The scent of smoked marijuana was thick as Oklahoma state trooper Joe Kimmons sifted through the trunk of the car.
In it he found a black duffle bag stuffed with fabric softener sheets — a common tool for masking the smell of drugs. He also found a large roll of trash bags — another common find in the car of a drug trafficker.
Kimmons rummaged through another duffle bag and found a white bank envelope. In the envelope was $14,000 in cash.
It was a dark, warm morning in August 2008, and minutes earlier, Kimmons had reported finding marijuana residue in the car and on the pants of an Illinois man who was riding in the car.
Drugs, cash and duffel bags — all in the same place. Kimmons thought the money had to be tied to drugs, so he seized it, according to an affidavit.
Nearly 21/2 years later, the stepfather of the man with the marijuana on his pants has been given a chance to get back the money he says wasn't tied to drugs and was his all along.
The state Court of Civil Appeals last month ruled that the stepfather deserves a day in court in which the state should have to prove the money was in fact drug money.

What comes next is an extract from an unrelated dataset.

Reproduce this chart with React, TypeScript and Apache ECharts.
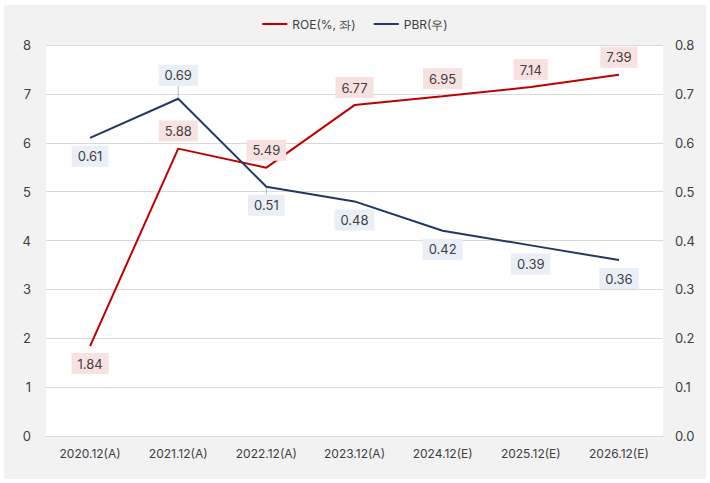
import React, { useEffect, useRef } from "react";
import * as echarts from "echarts";

const categories = ["2020.12(A)", "2021.12(A)", "2022.12(A)", "2023.12(A)", "2024.12(E)", "2025.12(E)", "2026.12(E)"];
const roe = [1.84, 5.88, 5.49, 6.77, 6.95, 7.14, 7.39];
const pbr = [0.61, 0.69, 0.51, 0.48, 0.42, 0.39, 0.36];
const roeLabelPos = ["bottom", "top", "top", "top", "top", "top", "top"];
const pbrLabelPos = ["bottom", "top", "bottom", "bottom", "bottom", "bottom", "bottom"];
// leader line length (px) for labels pushed away from their point; 0 = none
const pbrLeader = [0, 13, 8, 0, 0, 0, 0];

const FONT = "Inter, 'Noto Sans', sans-serif";

export default function App() {
  const ref = useRef<HTMLDivElement>(null);
  useEffect(() => {
    document.body.style.margin = "0";
    const chart = echarts.init(ref.current!, null, { renderer: "svg" });
    const labelBase = {
      show: true,
      fontSize: 13,
      color: "#404040",
      fontFamily: FONT,
      padding: [4, 6, 4, 6],
      distance: 7,
    };
    const leaderData = pbr
      .map((v, i) => ({ i, v, len: pbrLeader[i], up: pbrLabelPos[i] === "top" }))
      .filter((d) => d.len > 0)
      .map((d) => ({
        value: [d.i, d.v],
        symbolSize: [1, d.len],
        symbolOffset: [0, d.up ? -d.len / 2 : d.len / 2],
      }));
    chart.setOption({
      animation: false,
      backgroundColor: "#ffffff",
      graphic: [
        {
          type: "rect",
          z: -10,
          silent: true,
          shape: { x: 4, y: 5, width: 702, height: 474 },
          style: { fill: "#f2f2f2" },
        },
      ],
      legend: {
        top: 13,
        left: "center",
        itemWidth: 25,
        itemHeight: 2,
        itemGap: 18,
        icon: "rect",
        textStyle: { fontSize: 12, color: "#404040", fontFamily: FONT },
        data: ["ROE(%, 좌)", "PBR(우)"],
      },
      grid: {
        left: 46,
        right: 47,
        top: 45,
        bottom: 47,
        show: true,
        backgroundColor: "#ffffff",
        borderWidth: 0,
      },
      xAxis: {
        type: "category",
        data: categories,
        axisLine: { lineStyle: { color: "#d9d9d9" } },
        axisTick: { show: false },
        axisLabel: { fontSize: 12, color: "#404040", fontFamily: FONT, margin: 11 },
      },
      yAxis: [
        {
          type: "value",
          min: 0,
          max: 8,
          interval: 1,
          axisLine: { show: false },
          axisTick: { show: false },
          splitLine: { lineStyle: { color: "#d9d9d9" } },
          axisLabel: { fontSize: 13, color: "#404040", fontFamily: FONT, margin: 15 },
        },
        {
          type: "value",
          min: 0,
          max: 0.8,
          interval: 0.1,
          axisLine: { show: false },
          axisTick: { show: false },
          splitLine: { show: false },
          axisLabel: {
            fontSize: 13,
            color: "#404040",
            fontFamily: FONT,
            margin: 12,
            formatter: (v: number) => v.toFixed(1),
          },
        },
      ],
      series: [
        {
          name: "PBR leader",
          type: "scatter",
          yAxisIndex: 1,
          symbol: "rect",
          itemStyle: { color: "#a6a6a6" },
          data: leaderData,
          silent: true,
          z: 2,
        },
        {
          name: "ROE(%, 좌)",
          type: "line",
          yAxisIndex: 0,
          symbol: "circle",
          symbolSize: 0,
          showSymbol: true,
          lineStyle: { color: "#c00000", width: 2 },
          itemStyle: { color: "#c00000" },
          data: roe.map((v, i) => ({
            value: v,
            label: { ...labelBase, position: roeLabelPos[i], backgroundColor: "#f8e1e1", formatter: (p: any) => Number(p.value).toFixed(2) },
          })),
          z: 3,
        },
        {
          name: "PBR(우)",
          type: "line",
          yAxisIndex: 1,
          symbol: "circle",
          symbolSize: 0,
          showSymbol: true,
          lineStyle: { color: "#203864", width: 2 },
          itemStyle: { color: "#203864" },
          data: pbr.map((v, i) => ({
            value: v,
            label: {
              ...labelBase,
              position: pbrLabelPos[i],
              distance: pbrLeader[i] > 0 ? pbrLeader[i] : 8,
              backgroundColor: "#e9eef7",
              formatter: (p: any) => Number(p.value).toFixed(2),
            },
          })),
          z: 4,
        },
      ],
    });
    return () => chart.dispose();
  }, []);
  return <div ref={ref} style={{ width: 710, height: 483 }} />;
}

A lower court had thrown out the stepfather's previous claim to the money, largely for procedural reasons.
The stepfather, Brooks Burr, has said he gave the money to his stepson to buy coins for him at a rare coin show in Las Vegas, court records show.
Burr, 61, is a rare coin collector and zoology professor at Southern Illinois University-Carbondale.
Burr could not be reached for comment last week, but his Oklahoma City-based attorney, Chad Moody, said troopers had no good reason to take the money.
“It's literally highway robbery — that's literally what it is. They pull you over, they take your money,” Moody said. “I'm looking forward to our day in court.”
Moody said it was pure coincidence that troopers found Burr's stepson's drugs and Burr's alleged cash in the same car.
A prosecutor dismissed a felony drug money possession charge against Burr's stepson after Burr produced records showing the money was withdrawn from his bank account the day before it was seized by Kimmons.
Despite the dismissed charge, an attorney for the Department of Public Safety said the agency still believes the cash was drug money.
“Since we're claiming it is money being used for illegal purposes, we'll have to prove it in order to seize it,” said Wellon Poe, the agency's general counsel.
The traffic stop
According to an affidavit, Kimmons had pulled a white Chevrolet sedan over about 2:30 a.m. Aug. 26, 2008, on failure to use a turn signal while exiting the Turner Turnpike to get on Interstate 35.
The driver, Illinois resident Robert Shaw, then 43, seemed nervous when Kimmons brought him to his patrol car for routine questioning.
Shaw told Kimmons he was traveling through Oklahoma on his way to see friends in Arizona and gamble in Las Vegas.
Shaw then started leaning heavily on the patrol car's door. Kimmons later reported he thought it was “obvious (Shaw) wanted to exit my car and run.”